Additionally, banks and retailers are already developing new ways of using real time geo-location technologies to identify where and when they might be able to offer incentives to their customers. Each development now requires specific new types of security and user authentication to ensure customers are happy to adopt and use them.
New types of biometric data – like fingerprints, iris scans, voice-recognition software, facial recognition to name but a few – have started getting used  to help with authentication. Trust is essential for IoT to reach its full potential and this will only happen when users understand that they can fully trust all of the connected devices tied to their bank account. Making the entire connected banking experience safe and secure is paramount to dispel any potential user anxiety about their personal privacy and private banking data being breached.

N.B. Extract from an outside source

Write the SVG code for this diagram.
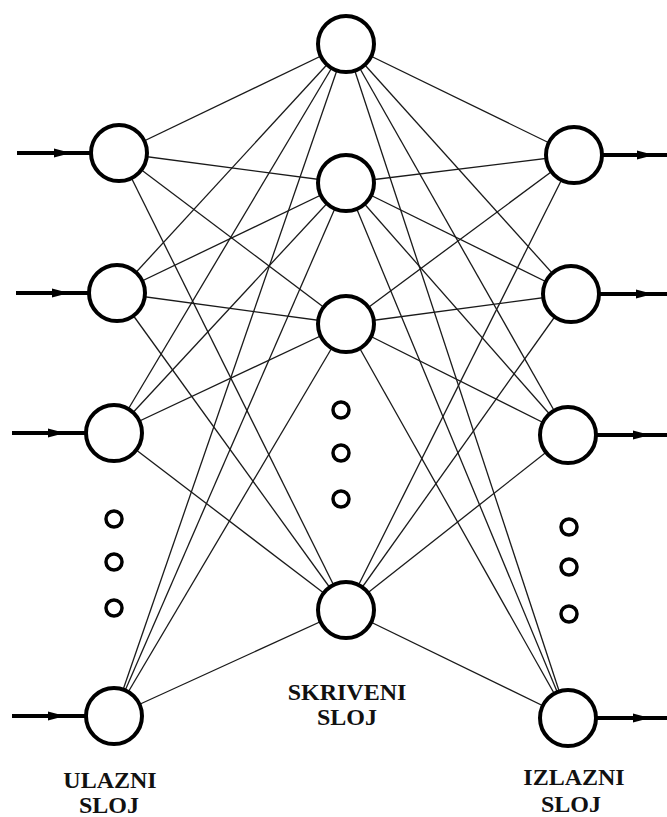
<svg xmlns="http://www.w3.org/2000/svg" width="667" height="817" viewBox="0 0 667 817">
  <style>
    .link { stroke: #1a1a1a; stroke-width: 1.3; fill: none; }
    .io { stroke: #000; stroke-width: 4; fill: none; }
    .node { fill: #fff; stroke: #000; stroke-width: 4; }
    .dot { fill: #fff; stroke: #000; stroke-width: 3.5; }
    .label { font-family: "Liberation Serif", "DejaVu Serif", serif; font-weight: bold; font-size: 24px; fill: #111; text-anchor: middle; }
  </style>
  <defs>
    <polygon id="head" points="0,-4.5 17,0 0,4.5" fill="#000"/>
  </defs>

  <!-- weighted links: input -> hidden, hidden -> output -->
  <g id="connectors">
    <!-- input 1 -->
    <line class="link" x1="119" y1="153" x2="346" y2="44"/>
    <line class="link" x1="119" y1="153" x2="346" y2="183"/>
    <line class="link" x1="119" y1="153" x2="346" y2="324"/>
    <line class="link" x1="119" y1="153" x2="346" y2="610"/>
    <!-- input 2 -->
    <line class="link" x1="117" y1="293" x2="346" y2="44"/>
    <line class="link" x1="117" y1="293" x2="346" y2="183"/>
    <line class="link" x1="117" y1="293" x2="346" y2="324"/>
    <line class="link" x1="117" y1="293" x2="346" y2="610"/>
    <!-- input 3 -->
    <line class="link" x1="114" y1="433" x2="346" y2="44"/>
    <line class="link" x1="114" y1="433" x2="346" y2="183"/>
    <line class="link" x1="114" y1="433" x2="346" y2="324"/>
    <line class="link" x1="114" y1="433" x2="346" y2="610"/>
    <!-- input 4 -->
    <line class="link" x1="114" y1="716" x2="346" y2="44"/>
    <line class="link" x1="114" y1="716" x2="346" y2="183"/>
    <line class="link" x1="114" y1="716" x2="346" y2="324"/>
    <line class="link" x1="114" y1="716" x2="346" y2="610"/>
    <!-- hidden 1 -->
    <line class="link" x1="346" y1="44" x2="574" y2="155"/>
    <line class="link" x1="346" y1="44" x2="571" y2="294"/>
    <line class="link" x1="346" y1="44" x2="568" y2="435"/>
    <line class="link" x1="346" y1="44" x2="568" y2="718"/>
    <!-- hidden 2 -->
    <line class="link" x1="346" y1="183" x2="574" y2="155"/>
    <line class="link" x1="346" y1="183" x2="571" y2="294"/>
    <line class="link" x1="346" y1="183" x2="568" y2="435"/>
    <line class="link" x1="346" y1="183" x2="568" y2="718"/>
    <!-- hidden 3 -->
    <line class="link" x1="346" y1="324" x2="574" y2="155"/>
    <line class="link" x1="346" y1="324" x2="571" y2="294"/>
    <line class="link" x1="346" y1="324" x2="568" y2="435"/>
    <line class="link" x1="346" y1="324" x2="568" y2="718"/>
    <!-- hidden 4 -->
    <line class="link" x1="346" y1="610" x2="574" y2="155"/>
    <line class="link" x1="346" y1="610" x2="571" y2="294"/>
    <line class="link" x1="346" y1="610" x2="568" y2="435"/>
    <line class="link" x1="346" y1="610" x2="568" y2="718"/>

    <!-- input arrows -->
    <line class="io" x1="17" y1="153" x2="92" y2="153"/>
    <use href="#head" x="54" y="153"/>
    <line class="io" x1="16" y1="293" x2="90" y2="293"/>
    <use href="#head" x="52" y="293"/>
    <line class="io" x1="12" y1="433" x2="87" y2="433"/>
    <use href="#head" x="48" y="433"/>
    <line class="io" x1="12" y1="716" x2="87" y2="716"/>
    <use href="#head" x="48" y="716"/>

    <!-- output arrows -->
    <line class="io" x1="602" y1="155" x2="667" y2="155"/>
    <use href="#head" x="637" y="155"/>
    <line class="io" x1="599" y1="294" x2="667" y2="294"/>
    <use href="#head" x="636" y="294"/>
    <line class="io" x1="596" y1="435" x2="667" y2="435"/>
    <use href="#head" x="633" y="435"/>
    <line class="io" x1="596" y1="718" x2="667" y2="718"/>
    <use href="#head" x="633" y="718"/>
  </g>

  <!-- input layer -->
  <g id="in1"><circle class="node" cx="119" cy="153" r="28"/></g>
  <g id="in2"><circle class="node" cx="117" cy="293" r="28"/></g>
  <g id="in3"><circle class="node" cx="114" cy="433" r="28"/></g>
  <g id="in-dots">
    <circle class="dot" cx="114" cy="519" r="8"/>
    <circle class="dot" cx="114" cy="562" r="8"/>
    <circle class="dot" cx="114" cy="608" r="8"/>
  </g>
  <g id="in4"><circle class="node" cx="114" cy="716" r="28"/></g>

  <!-- hidden layer -->
  <g id="h1"><circle class="node" cx="346" cy="44" r="28"/></g>
  <g id="h2"><circle class="node" cx="346" cy="183" r="28"/></g>
  <g id="h3"><circle class="node" cx="346" cy="324" r="28"/></g>
  <g id="h-dots">
    <circle class="dot" cx="341" cy="410" r="8"/>
    <circle class="dot" cx="341" cy="453" r="8"/>
    <circle class="dot" cx="341" cy="499" r="8"/>
  </g>
  <g id="h4"><circle class="node" cx="346" cy="610" r="28"/></g>

  <!-- output layer -->
  <g id="out1"><circle class="node" cx="574" cy="155" r="28"/></g>
  <g id="out2"><circle class="node" cx="571" cy="294" r="28"/></g>
  <g id="out3"><circle class="node" cx="568" cy="435" r="28"/></g>
  <g id="out-dots">
    <circle class="dot" cx="569" cy="527" r="8"/>
    <circle class="dot" cx="569" cy="567" r="8"/>
    <circle class="dot" cx="569" cy="614" r="8"/>
  </g>
  <g id="out4"><circle class="node" cx="568" cy="718" r="28"/></g>

  <!-- layer captions -->
  <g id="labels">
    <text class="label" x="110" y="788">ULAZNI</text>
    <text class="label" x="109" y="813">SLOJ</text>
    <text class="label" x="347" y="700">SKRIVENI</text>
    <text class="label" x="347" y="725">SLOJ</text>
    <text class="label" x="574" y="785">IZLAZNI</text>
    <text class="label" x="571" y="812">SLOJ</text>
  </g>
</svg>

The bottom line is that any personal information – such as your location history or your financial data – being moved around a network is potentially open to attack from cybercriminals. Whether that data is ‘resting’ on a device or moving around nodes in an IoT ecosystem (such as, for example, between your bank and your connected car) it needs to be fully secured.
Encrypting all sensitive data in transit around these new IoT networks, together with securely managing encryption keys and having a strong authentication process in place becomes absolutely vital.

A secure future for banking in the IoT
So how might banks deal with their IoT security in the future? In order to grow and retain trust amongst their customer base, it is essential that any IoT-driven banking ecosystem is secured at all levels, from the device and its connections in the network through to any financial data held by banks in the cloud.
There is absolutely no doubt that the forthcoming connected world of the IoT creates multiple new business opportunities for banks with the potential to be the key differentiating factor in the run between innovators and laggards, providing they are able to step up to the security challenge and implement the best practices to understand and protect their customers from the many new data security risks ahead as well as implementing improvements in overall network infrastructure, big data, analytics, cloud infrastructure and accessibility.